Главный научный сотрудник Института мировой экономики и международных отношений РАН Георгий Мирский прокомментировал в эфире "Коммерсант FM" ситуацию в Ливии.
— Подавление манифестаций в Ливии носит крайне жесткий характер, это связано с особенностями внутреннего устройства страны или стоит говорить о готовности власти идти до конца, чтобы подавить эти протесты?
— Это связано одно с другим. Власть жесткая, режим очень суровый, полная цензура, нет ни парламента, ни политических партий. Во главе страны человек, именующий себя Верховным вождем революции, и это не тот человек, который потерпит, чтобы после 42 лет правления ему пришлось признать, что все было не так, он не является непогрешимым отцом своего народа. Каддафи считает себя государственным деятелем мирового масштаба, отцом единственно правильных идей, основателем новой теории и так далее.

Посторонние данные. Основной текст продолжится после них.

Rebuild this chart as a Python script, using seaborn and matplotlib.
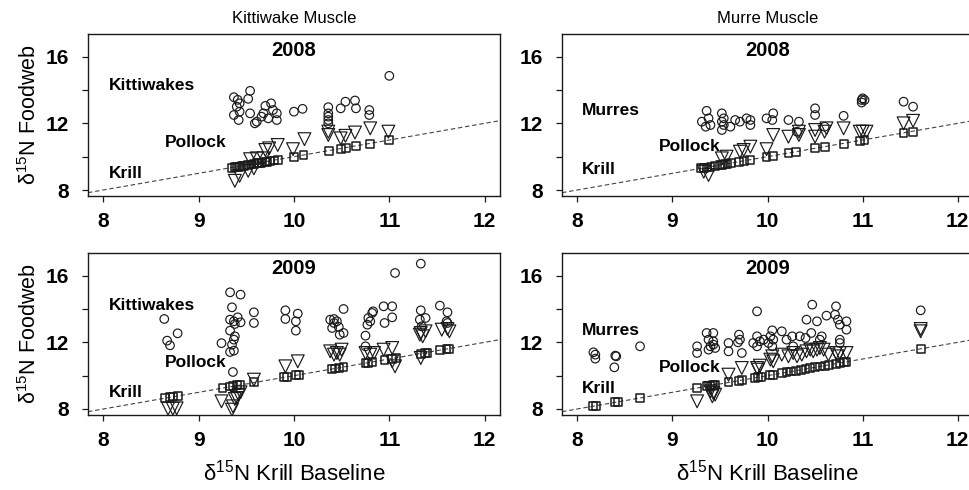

И он, конечно, растерялся, когда начались такие события. Человек 42 года у власти. Каждый день ему на стол госбезопасность кладет сводку, что все в порядке, народ тебя обожает и так далее, и вдруг такая черная неблагодарность. Есть от чего прийти негодование.
— Официальных комментариев власти Ливии не дают, дальнейшие действия Каддафи каковы?
— Если только он не болен, бывает, что из-за состояния здоровья человек теряет волю, то он пойдет на жестокое, брутальное подавление восстания, не стесняясь ничего и не боясь. Он не знает, видимо до конца, насколько армия лояльна ему, но у него есть особые спецсилы, 32-я бригада, известная своей свирепостью и жесткостью. Уже сейчас видно, что он не стесняется пролить столько крови, сколько нужно. Главное—контроль над двумя городами — Триполи и Бенгази. Если он их потеряет, то восстановить контроль будет очень сложно. Потому что остальная страна—это племена, и то неизвестно, может, некоторые из них уже против него. Кто-то даже угрожал прервать вывоз нефти и так далее. И вообще многие государственные лица ведут себя странно. Например, ливийская делегация ООН заявила, что она против жестокого подавления, которое сравнивают с геноцидом, так что все это зашаталось. Тем более, раз дело подошло к критической черте, он будет держаться до конца. Понимаете, он же не Мубарак и не Бен-Али. Те люди случайные, они пришли к власти как, их предшественников постигла злая судьба, они оказались ближе всех к президентскому креслу. А Каддафи—это то, что называется self made man, он будучи молодым полковником организовал группу офицеров, сверг монархию, создал совершенно уникальный государственный строй, прямой демократии так называемой, и он конечно, в любом случае, приближаясь к концу своей карьеры, не захочет упускать все это, потому что тогда окажется, что жизнь-то прошла впустую.
— Тем не менее, некоторые информационные агентства сообщают со ссылкой на власти в Великобритании, что Каддафи уже не в стране. А на пути в Венесуэлу, это не в его традициях?
— Нет. Насколько я понимаю этого человека, он вряд ли так будет заканчивать свой путь. Мы не знаем конечно, человек может растеряться. Потерять голову в ужасе от того, как все повернулось. Иранский шах тоже вроде бы держался, а потом взял и улетел. Оказалось, у него рак и он ничего уже не мог сделать. Один из главных уроков того, что происходит в Ливии—насколько в таком герметически закрытом обществе, строго цензурированном, власть не знала свой народ, откуда взялось столько недовольных? Как это могло быть, что это такое вообще? Поэтому тут столько неизвестных всяких величин, что ничего нельзя сказать, может быть, я не исключаю, он пал духом, но если у него со здоровьем все в порядке, это человек, который будет идти до конца. Возьмите выступление его сына сегодня — он сказал, что может быть гражданская война, и они могут на нее пойти.